HTPC is connected to a LG 50PZ950 active 3D Plasma and Onkyo TX-NR515AE

NAS:
Synology DS1813+ / 8x3Tb WD Red in RAID 6 / 4Gb RAM

Networking:
ASUS DSL-N55U and a few Gb Switches around the house.

Loving these setup posts guys i think we should start posting pictures of our rigs next :slight_smile:

Interesting to see the majority running Windows 8.1 despite all the hate put on it i have found it really rock solid stable and fast and responsive especially with an SSD (I got a Samsung 830 128GB)

I want to run it on my home server as i am not very experienced with linux nor do i have the patience to spend hours researching all the things i need to do and can do in a few clicks with windows at this time however i cannot run my server on Windows 8 or Windows Server (have tried this too and works great) the reason for this is my system being used as a server is getting old now and they stopped driver support at windows 7 so until i can afford to replace it with something newer i have to run it on windows 7 which really is fine i am big fan on both Windows 7 and windows 8 i just don’t like the Start screen in windows 8 but that can easily be avoided :slight_smile: and both windows 7 and windows 8 run reliably for me

We’ve been using Windows 8/8.1 for our customers for ages, unless a vendor doesn’t support it (ie: MYOB before version 19.8). You might find the drivers are actually “in image” in Windows 8/Server 2012 if it’s somewhat recent hardware, and if not, for the majority of things the Windows 7 drivers are actually fully functional.

On the start screen though: From Vista onwards, anyone that isn’t using search from the start menu is doing it wrong. Press Start Key on keyboard, start typing. Simple. I haven’t needed anything else for ages.

I like photos, they give me inspiration and ideas.
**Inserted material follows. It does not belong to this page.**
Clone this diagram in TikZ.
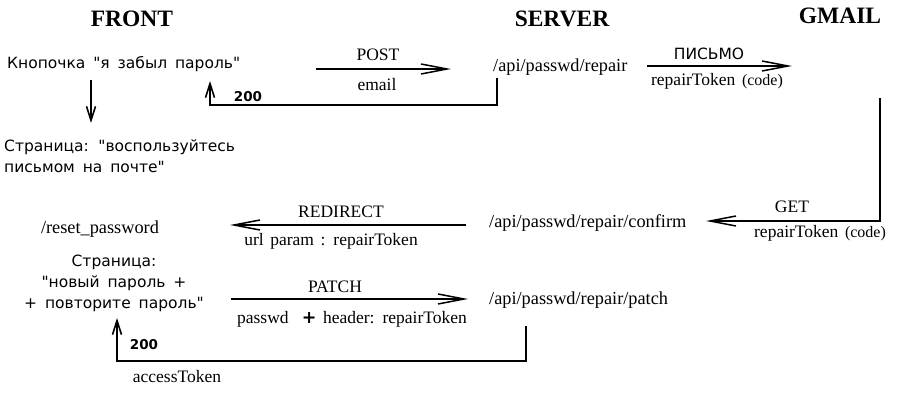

I’ll see if I can remember to post some after I get some sleep (1:15am atm)

Main server

Custom-built Lenovo T60 laptop (very efficient!) Core 2 Duo T7200 @ 2.0GHz 3GB Ram 500GB HD Windows Server 2008 R2

File server

Core 2 Duo E6750 @ 3.5GHz Asus P5Q-E 4GB RAM 5.5TB storage spread over 6 HDs (3TB + 1TB + 2 * 500GB + 2 * 250GB) ... :p Windows 7 x64

HTPC

Athlon 64 X2 4850e @ 2.5GHz Gigabyte GA-MA78GM-S2H 2GB RAM another 6TB (4 + 2) built-in Radeon 3200 graphics...getting a bit slow for 1080p :( Windows 7 x32

Main PC

i5 2500K @ 4.5GHz 16GB RAM 120GB Samsung 830 SSD Radeon 6950 @ 6970 Windows 7 x64

@Markstar

thanks for the post an interesting setup you have it also confirms my suspicions that more than i thought especially on these forums choose the Windows route for their Home server setup over Linux I am too also in this camp It all comes down to ease of use and simplicity as much as Linux is touted as the be all and end all to servers the fact remains windows is still simpler to setup

sure ok you may have to reboot it more the average is once a month after updates have been grabbed but unless you are running a datacentre is it really that much of an inconvenience to spend a couple minutes every 30 or so days to hit reboot.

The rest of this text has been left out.